Little did she know autism would soon occupy her every thought. One month after a niece was diagnosed with autism, doctors diagnosed her then 2-year-old son, James.
Though she knew James had developmental delays because of years she spent around other people’s kids, everyone told her not to worry because he was a preemie."I thought I had the best baby in the world. He would entertain himself for hours.”
After the diagnosis, though, she says people were quick to blame her and her husband, from allowing vaccinations to eating the wrong foods while she was pregnant or the stress of her mother’s death before his birth to watching TV."You name it, I hear it.”
The Lemont mom has her hands full these days, essentially running after triplets, 3-year-old James, who functions on a 20-month-old’s level and still doesn’t speak, and twins, David and Katie, who has Down Syndrome.

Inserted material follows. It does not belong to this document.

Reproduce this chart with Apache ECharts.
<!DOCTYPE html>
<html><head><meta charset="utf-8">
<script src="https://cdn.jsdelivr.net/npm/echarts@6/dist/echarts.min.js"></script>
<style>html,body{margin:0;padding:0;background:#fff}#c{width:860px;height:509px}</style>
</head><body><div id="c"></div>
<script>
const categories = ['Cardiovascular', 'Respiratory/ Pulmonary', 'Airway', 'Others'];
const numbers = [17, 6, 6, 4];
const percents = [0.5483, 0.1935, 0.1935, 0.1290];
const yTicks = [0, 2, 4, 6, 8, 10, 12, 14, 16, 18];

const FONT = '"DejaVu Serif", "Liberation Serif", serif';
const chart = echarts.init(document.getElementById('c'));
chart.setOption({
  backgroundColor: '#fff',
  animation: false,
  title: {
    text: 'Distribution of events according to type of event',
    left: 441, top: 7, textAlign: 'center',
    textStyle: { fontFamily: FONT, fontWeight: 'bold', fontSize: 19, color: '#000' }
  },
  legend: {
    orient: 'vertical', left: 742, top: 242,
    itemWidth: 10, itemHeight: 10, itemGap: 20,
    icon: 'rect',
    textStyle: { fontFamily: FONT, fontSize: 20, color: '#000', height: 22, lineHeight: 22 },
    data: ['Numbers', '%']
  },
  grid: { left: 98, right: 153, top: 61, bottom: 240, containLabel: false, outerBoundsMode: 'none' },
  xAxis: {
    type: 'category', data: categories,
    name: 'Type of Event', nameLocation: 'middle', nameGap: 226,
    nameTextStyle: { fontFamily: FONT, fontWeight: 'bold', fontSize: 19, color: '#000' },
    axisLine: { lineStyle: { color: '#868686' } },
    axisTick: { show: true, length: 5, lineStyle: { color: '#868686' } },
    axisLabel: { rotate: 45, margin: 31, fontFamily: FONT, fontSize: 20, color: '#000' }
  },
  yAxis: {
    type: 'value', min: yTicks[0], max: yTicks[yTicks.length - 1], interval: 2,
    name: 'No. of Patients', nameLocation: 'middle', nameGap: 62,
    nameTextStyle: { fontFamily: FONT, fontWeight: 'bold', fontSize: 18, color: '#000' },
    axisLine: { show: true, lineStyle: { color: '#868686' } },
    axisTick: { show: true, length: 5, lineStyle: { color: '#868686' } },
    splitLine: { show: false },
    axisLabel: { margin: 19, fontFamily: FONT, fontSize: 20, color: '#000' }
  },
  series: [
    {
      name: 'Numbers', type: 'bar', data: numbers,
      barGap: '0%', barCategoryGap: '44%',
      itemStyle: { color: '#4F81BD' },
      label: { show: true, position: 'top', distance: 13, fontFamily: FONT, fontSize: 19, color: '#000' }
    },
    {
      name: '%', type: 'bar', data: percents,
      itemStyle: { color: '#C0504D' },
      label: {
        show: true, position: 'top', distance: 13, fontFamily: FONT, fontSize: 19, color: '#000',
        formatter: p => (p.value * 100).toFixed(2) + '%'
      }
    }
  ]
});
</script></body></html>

Sometimes, she admits, it’s easier out in public with Katie because people can see she has special needs. But with James, people don’t see autism and either think she’s a bad mom or worse, she says, that he is a spoiled brat."I never know how to tell people or to explain it to them,” she says.
She thrills at the little things in life—James eating chicken for the first time recently and walking down the stairs by himself. And yes, there are still times she gets depressed about the diagnosis, worrying about how to pay for therapy and thinking about the future.
“Then I take a step back and look at where we’ve been and where we are.”